Here were my nine recommendations to my friend as he headed off to his first board meeting:
- Read your board packet if you haven’t already. Reason: You want to be well prepared, note where you have questions or suggestions, and think about how you might add value to the board and organization. Use your judgment during the meeting whether it’s appropriate to comment then, or later in private to the CEO and/or chair.

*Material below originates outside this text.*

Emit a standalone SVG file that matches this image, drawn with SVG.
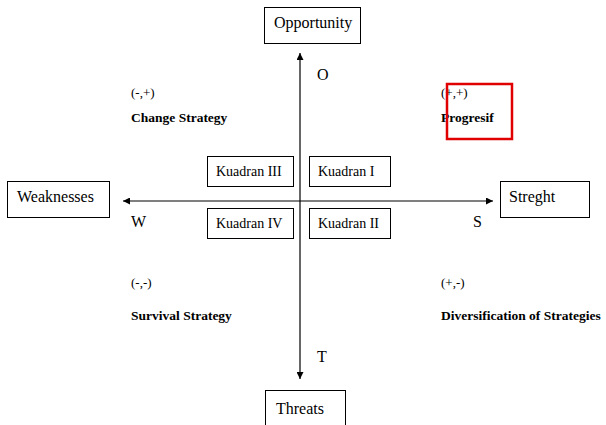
<svg xmlns="http://www.w3.org/2000/svg" width="606" height="425" viewBox="0 0 606 425">
  <defs>
    <marker id="arrow" viewBox="0 0 10 10" refX="10" refY="5" markerWidth="7" markerHeight="7" markerUnits="userSpaceOnUse" orient="auto">
      <path d="M0,0 L10,5 L0,10 z" fill="#000"/>
    </marker>
    <style>
      .box { fill: #fff; stroke: #000; stroke-width: 1; }
      .axis { stroke: #000; stroke-width: 1.2; fill: none; marker-end: url(#arrow); }
      .lbl { font-family: "Liberation Serif", "Times New Roman", serif; font-size: 16px; fill: #000; }
      .q { font-family: "Liberation Serif", "Times New Roman", serif; font-size: 14px; fill: #000; }
      .sm { font-family: "Liberation Serif", "Times New Roman", serif; font-size: 13px; fill: #000; }
      .b { font-family: "Liberation Serif", "Times New Roman", serif; font-size: 13.5px; font-weight: bold; fill: #000; }
      .hl { fill: none; stroke: #e00000; stroke-width: 2.5; }
    </style>
  </defs>
  <rect width="606" height="425" fill="#fff"/>

  <!-- axes -->
  <g id="connectors">
    <line class="axis" x1="300" y1="201" x2="300" y2="53"/>
    <line class="axis" x1="300" y1="201" x2="300" y2="379"/>
    <line class="axis" x1="300" y1="201" x2="123" y2="201"/>
    <line class="axis" x1="300" y1="201" x2="493" y2="201"/>
  </g>

  <!-- end labels -->
  <g id="opportunity">
    <rect class="box" x="264.5" y="7.5" width="96" height="36"/>
    <text class="lbl" x="274" y="28">Opportunity</text>
  </g>
  <g id="threats">
    <rect class="box" x="265.5" y="390.5" width="80" height="40"/>
    <text class="lbl" x="276" y="414">Threats</text>
  </g>
  <g id="weaknesses">
    <rect class="box" x="7.5" y="181.5" width="102" height="36"/>
    <text class="lbl" x="17" y="202">Weaknesses</text>
  </g>
  <g id="strength">
    <rect class="box" x="500.5" y="181.5" width="89" height="36"/>
    <text class="lbl" x="509" y="202">Streght</text>
  </g>

  <!-- axis letters -->
  <g id="axis-letters">
    <text class="lbl" x="317" y="80" font-size="15">O</text>
    <text class="lbl" x="317" y="362" font-size="15">T</text>
    <text class="lbl" x="131" y="227" font-size="15">W</text>
    <text class="lbl" x="473" y="227" font-size="15">S</text>
  </g>

  <!-- quadrant boxes -->
  <g id="kuadran-3">
    <rect class="box" x="207.5" y="156.5" width="86" height="30"/>
    <text class="q" x="216" y="176">Kuadran III</text>
  </g>
  <g id="kuadran-1">
    <rect class="box" x="309.5" y="156.5" width="81" height="30"/>
    <text class="q" x="318" y="176">Kuadran I</text>
  </g>
  <g id="kuadran-4">
    <rect class="box" x="207.5" y="208.5" width="86" height="30"/>
    <text class="q" x="216" y="228">Kuadran IV</text>
  </g>
  <g id="kuadran-2">
    <rect class="box" x="309.5" y="208.5" width="81" height="30"/>
    <text class="q" x="318" y="228">Kuadran II</text>
  </g>

  <!-- strategy labels -->
  <g id="change-strategy">
    <text class="sm" x="131" y="97">(-,+)</text>
    <text class="b" x="131" y="122">Change Strategy</text>
  </g>
  <g id="progresif">
    <text class="sm" x="441" y="97">(+,+)</text>
    <text class="b" x="441" y="122">Progresif</text>
    <rect class="hl" x="447" y="84" width="65" height="55"/>
  </g>
  <g id="survival-strategy">
    <text class="sm" x="131" y="287">(-,-)</text>
    <text class="b" x="131" y="320">Survival Strategy</text>
  </g>
  <g id="diversification">
    <text class="sm" x="441" y="287">(+,-)</text>
    <text class="b" x="441" y="320">Diversification of Strategies</text>
  </g>
</svg>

- Make certain you understand the organization’s business model and the financials. If you don’t, schedule another time with the CEO outside of the board meeting to address your questions. Reason: If you know the key sources of revenue (government; fees for services; philanthropy–individuals, foundations, corporations), then you know whom the organization is appealing to for support (government officials and legislators; direct consumers like students or trainees; or donors). Also, find out the various cases for support, and where the challenges and opportunities are going forward. Consider where you can add value through your networks and relationship or certain skills sets–perhaps with the broader business model, not only the revenue sources.
- Mostly listen in your first board meeting. But if you have a question or comments, yes, go ahead. Reason: In your first board meeting, there will be a lot to learn. But you’re smart and have good judgment, and you’ve been elected to the board because you bring value. If you have something to ask or say that you feel is relevant, and not something that you should be discussing with the CEO off-line, go ahead.

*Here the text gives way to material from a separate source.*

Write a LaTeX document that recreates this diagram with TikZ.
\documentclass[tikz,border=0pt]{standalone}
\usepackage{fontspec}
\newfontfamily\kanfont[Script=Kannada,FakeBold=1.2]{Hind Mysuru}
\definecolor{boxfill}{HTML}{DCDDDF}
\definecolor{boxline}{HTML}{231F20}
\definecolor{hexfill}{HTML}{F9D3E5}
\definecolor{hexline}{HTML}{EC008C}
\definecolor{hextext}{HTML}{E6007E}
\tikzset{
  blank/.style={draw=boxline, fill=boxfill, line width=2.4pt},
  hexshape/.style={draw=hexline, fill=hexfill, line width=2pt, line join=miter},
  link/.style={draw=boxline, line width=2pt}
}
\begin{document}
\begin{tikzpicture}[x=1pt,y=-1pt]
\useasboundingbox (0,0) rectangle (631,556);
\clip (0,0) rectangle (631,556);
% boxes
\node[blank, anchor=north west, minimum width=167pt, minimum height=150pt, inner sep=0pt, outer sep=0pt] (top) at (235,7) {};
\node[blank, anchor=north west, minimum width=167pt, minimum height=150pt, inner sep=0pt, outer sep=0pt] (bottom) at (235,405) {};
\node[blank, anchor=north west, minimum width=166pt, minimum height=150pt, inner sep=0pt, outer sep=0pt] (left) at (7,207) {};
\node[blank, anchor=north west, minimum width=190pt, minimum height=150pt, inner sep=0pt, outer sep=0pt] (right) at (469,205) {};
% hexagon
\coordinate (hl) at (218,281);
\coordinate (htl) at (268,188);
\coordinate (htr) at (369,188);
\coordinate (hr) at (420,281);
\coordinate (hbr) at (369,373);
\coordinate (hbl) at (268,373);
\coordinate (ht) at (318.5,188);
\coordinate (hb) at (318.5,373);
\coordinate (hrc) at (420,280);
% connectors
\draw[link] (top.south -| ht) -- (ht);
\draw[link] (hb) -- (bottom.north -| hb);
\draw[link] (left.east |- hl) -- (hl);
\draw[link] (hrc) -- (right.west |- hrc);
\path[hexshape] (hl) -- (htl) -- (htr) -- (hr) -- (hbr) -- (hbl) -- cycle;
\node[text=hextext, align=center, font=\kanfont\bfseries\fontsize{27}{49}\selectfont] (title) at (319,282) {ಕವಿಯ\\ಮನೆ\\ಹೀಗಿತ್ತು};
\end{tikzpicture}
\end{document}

- Observe the board dynamics. Note the board chair and CEO relationship; and who’s influential and who’s respected. Reason: In order for you to have an impact, you need to understand whose support you’ll need.
- Get a sense if the CEO and the board have a vision of where they are taking the organization. Hopefully, they have a sense of the organization’s greater potential and a plan to achieve success. Reason: If you know where they are on the path, and where the barriers and opportunities are, you can start to figure out how you can be useful. If there is no vision, that’s a question you might raise at the right time and in the right way, perhaps with some discussion with the CEO and board chair in advance.
- Try to determine how the organization measures and reports on the success of its core porgrams. If such outcome measurement models are not in place, see how you or business people you know might be able to bring this expertise in. Reason: Having valid and relevant reports for the board is essential for planning purposes, vital to share with funders to gain their support, and valuable in communications with the community.
- Get to know people and allow them to get to know you. Reason: This is your opportunity to build relationships so that you can be an effective board member. Additionally, board members can potentially become business relationships.
- Regarding committees: Review the committee descriptions; have a conversation with the board chair and/or CEO to consider where you can add value, and where the organization needs you most. Start with one or two committees. Reason: Nonprofits will treasure your expertise and ask you for more and more. You need to sort it out, decide what you can do well, and where you want to draw the line. Otherwise, you might burn out, and that serves no one’s purposes.
- Always, always remember the mission … the reason you joined this board. Say the mission to yourself as you head into every meeting and as you consider every decision and vote. Reason: Actually, there is a legal “Duty of Obedience” to the mission. But, perhaps more meaningfully, you chose to devote your personal time and money, and perhaps share your personal networks to this board and organization because you wanted to do something good for the world. This is your opportunity.
“And most of all,” I said to Paul, “Have fun!”